(Code that draws figures)
_ _ _ _
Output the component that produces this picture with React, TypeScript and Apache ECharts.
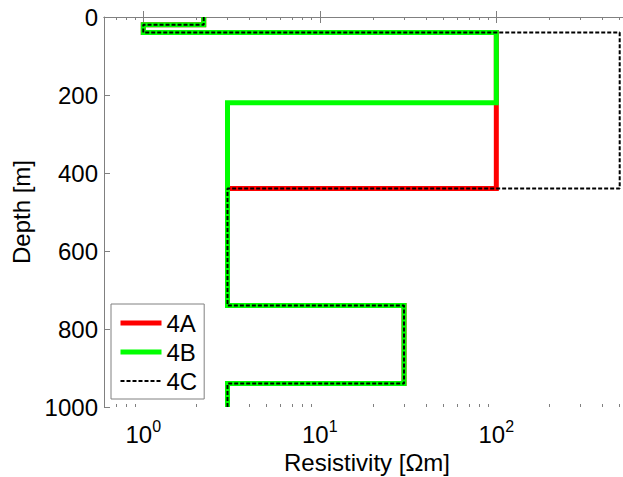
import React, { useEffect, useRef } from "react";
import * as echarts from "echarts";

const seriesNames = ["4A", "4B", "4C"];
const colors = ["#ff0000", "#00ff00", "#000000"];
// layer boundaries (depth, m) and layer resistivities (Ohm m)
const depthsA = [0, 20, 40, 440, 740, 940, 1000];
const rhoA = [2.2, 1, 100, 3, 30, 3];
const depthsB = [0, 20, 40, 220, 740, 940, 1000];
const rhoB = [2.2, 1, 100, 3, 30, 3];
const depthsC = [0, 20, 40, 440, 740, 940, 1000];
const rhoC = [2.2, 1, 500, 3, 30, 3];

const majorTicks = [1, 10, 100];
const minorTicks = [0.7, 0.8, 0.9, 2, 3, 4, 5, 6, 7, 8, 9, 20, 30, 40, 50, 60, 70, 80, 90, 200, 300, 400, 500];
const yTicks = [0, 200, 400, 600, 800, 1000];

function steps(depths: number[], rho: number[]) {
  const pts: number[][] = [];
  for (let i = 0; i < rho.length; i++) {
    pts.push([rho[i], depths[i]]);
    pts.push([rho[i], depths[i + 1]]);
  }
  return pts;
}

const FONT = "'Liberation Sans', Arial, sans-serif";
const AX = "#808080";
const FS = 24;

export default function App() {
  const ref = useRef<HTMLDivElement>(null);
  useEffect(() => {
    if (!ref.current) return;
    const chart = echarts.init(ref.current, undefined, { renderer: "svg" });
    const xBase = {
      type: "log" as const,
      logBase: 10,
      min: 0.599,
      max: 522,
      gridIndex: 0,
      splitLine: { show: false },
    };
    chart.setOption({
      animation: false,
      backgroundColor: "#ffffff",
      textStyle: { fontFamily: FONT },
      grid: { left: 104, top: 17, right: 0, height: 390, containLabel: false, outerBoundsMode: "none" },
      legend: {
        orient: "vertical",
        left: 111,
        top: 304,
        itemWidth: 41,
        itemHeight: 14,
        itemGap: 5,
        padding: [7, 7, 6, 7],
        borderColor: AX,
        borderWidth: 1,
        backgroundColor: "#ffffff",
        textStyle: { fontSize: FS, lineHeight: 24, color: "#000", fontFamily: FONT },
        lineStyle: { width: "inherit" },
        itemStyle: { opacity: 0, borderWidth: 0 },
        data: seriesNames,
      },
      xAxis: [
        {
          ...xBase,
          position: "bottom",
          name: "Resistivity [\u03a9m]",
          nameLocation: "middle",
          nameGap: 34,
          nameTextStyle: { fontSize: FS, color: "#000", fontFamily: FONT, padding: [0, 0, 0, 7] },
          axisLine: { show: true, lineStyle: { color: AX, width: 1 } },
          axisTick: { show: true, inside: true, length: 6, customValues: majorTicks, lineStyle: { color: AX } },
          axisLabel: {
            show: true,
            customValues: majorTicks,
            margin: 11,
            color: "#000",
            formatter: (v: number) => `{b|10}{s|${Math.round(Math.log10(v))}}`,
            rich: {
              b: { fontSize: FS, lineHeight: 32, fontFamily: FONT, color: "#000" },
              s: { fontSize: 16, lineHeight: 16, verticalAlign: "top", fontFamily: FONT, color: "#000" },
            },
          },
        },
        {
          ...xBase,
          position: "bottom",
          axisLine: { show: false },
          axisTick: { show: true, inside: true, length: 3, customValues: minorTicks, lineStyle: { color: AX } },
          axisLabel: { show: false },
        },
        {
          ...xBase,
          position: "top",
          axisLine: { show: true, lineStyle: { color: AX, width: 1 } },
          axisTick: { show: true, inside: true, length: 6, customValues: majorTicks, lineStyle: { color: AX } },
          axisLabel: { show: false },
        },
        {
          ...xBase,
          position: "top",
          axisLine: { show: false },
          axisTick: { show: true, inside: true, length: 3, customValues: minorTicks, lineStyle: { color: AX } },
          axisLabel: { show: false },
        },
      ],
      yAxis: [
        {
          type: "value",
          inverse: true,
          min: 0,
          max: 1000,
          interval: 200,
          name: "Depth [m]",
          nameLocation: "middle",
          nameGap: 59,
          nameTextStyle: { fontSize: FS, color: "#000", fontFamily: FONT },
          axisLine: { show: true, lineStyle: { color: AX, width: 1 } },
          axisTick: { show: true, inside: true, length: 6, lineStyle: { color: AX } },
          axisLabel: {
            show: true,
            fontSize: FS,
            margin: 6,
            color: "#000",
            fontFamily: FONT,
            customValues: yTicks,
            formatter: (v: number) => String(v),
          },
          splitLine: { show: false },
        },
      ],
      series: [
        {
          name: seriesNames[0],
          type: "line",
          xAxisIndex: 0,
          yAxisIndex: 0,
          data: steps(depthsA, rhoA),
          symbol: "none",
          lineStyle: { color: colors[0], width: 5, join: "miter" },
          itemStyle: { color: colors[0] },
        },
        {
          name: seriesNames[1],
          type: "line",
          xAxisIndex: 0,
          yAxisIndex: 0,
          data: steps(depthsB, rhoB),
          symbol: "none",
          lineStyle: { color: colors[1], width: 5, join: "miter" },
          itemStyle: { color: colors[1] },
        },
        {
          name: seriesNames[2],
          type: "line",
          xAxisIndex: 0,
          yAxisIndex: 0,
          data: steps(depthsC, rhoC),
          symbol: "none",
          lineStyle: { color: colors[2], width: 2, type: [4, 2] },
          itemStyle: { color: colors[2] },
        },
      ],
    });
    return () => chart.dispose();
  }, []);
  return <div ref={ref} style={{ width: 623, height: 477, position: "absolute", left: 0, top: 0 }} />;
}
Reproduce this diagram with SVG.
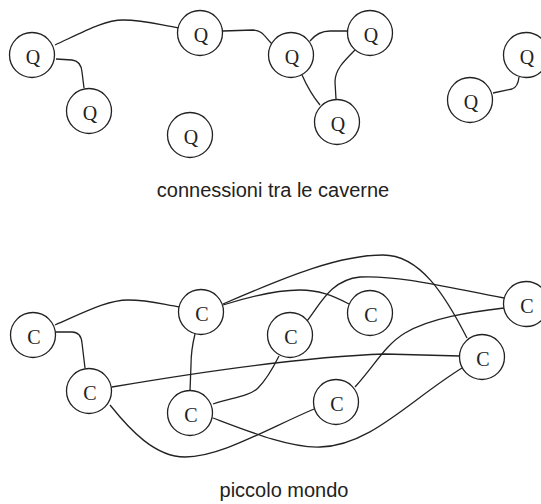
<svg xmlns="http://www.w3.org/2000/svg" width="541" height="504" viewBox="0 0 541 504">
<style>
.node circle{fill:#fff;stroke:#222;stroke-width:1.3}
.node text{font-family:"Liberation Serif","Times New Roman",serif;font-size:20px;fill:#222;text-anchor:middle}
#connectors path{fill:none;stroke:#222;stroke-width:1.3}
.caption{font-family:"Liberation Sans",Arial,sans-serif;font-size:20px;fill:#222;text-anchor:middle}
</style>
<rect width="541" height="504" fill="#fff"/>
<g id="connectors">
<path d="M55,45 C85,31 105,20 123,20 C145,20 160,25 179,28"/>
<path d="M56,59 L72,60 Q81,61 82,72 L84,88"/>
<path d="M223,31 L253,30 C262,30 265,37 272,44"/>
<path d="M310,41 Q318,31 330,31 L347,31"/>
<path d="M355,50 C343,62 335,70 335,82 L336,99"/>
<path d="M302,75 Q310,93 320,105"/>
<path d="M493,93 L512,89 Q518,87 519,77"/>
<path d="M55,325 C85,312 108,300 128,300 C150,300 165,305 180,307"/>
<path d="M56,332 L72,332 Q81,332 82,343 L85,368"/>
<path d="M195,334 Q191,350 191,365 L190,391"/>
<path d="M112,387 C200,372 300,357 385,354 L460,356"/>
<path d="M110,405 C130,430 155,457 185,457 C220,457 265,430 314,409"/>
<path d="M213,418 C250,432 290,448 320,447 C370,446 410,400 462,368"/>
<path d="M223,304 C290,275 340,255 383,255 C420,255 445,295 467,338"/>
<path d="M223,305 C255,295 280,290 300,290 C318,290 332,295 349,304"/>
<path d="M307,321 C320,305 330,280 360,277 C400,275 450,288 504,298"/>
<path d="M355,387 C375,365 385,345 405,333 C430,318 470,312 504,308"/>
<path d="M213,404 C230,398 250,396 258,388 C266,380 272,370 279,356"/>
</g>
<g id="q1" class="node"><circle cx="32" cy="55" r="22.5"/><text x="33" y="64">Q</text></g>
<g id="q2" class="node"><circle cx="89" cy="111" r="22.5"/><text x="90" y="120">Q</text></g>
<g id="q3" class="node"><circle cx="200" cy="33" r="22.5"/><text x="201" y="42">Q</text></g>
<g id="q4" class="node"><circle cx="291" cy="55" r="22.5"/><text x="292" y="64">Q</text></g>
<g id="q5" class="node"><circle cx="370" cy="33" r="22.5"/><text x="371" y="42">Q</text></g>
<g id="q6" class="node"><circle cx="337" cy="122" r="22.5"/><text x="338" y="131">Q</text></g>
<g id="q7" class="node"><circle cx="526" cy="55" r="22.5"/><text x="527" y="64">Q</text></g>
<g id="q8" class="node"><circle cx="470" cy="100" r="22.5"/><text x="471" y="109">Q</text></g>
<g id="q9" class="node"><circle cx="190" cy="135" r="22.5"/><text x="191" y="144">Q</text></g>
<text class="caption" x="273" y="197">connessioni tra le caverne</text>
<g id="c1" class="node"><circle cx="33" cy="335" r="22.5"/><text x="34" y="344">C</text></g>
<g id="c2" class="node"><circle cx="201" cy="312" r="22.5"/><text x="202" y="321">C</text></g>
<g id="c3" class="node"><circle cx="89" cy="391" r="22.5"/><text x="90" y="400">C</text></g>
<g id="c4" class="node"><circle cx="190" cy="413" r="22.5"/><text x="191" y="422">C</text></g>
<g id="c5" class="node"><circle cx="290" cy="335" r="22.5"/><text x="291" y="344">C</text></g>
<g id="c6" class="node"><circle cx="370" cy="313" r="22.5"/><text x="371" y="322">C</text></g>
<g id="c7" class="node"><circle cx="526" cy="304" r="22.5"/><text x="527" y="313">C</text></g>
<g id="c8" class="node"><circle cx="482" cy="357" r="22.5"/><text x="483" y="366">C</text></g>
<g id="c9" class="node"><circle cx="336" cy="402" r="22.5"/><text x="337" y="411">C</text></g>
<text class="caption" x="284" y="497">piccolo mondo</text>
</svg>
_ _ _ _
Take the records from their first line through the line containing "import * as" and please return exactly those lines, both ends included, minus the pictures.

(Response to the task):
Output the component that produces this picture with React, TypeScript and Apache ECharts.
import React, { useEffect, useRef } from "react";
import * as echarts from "echarts";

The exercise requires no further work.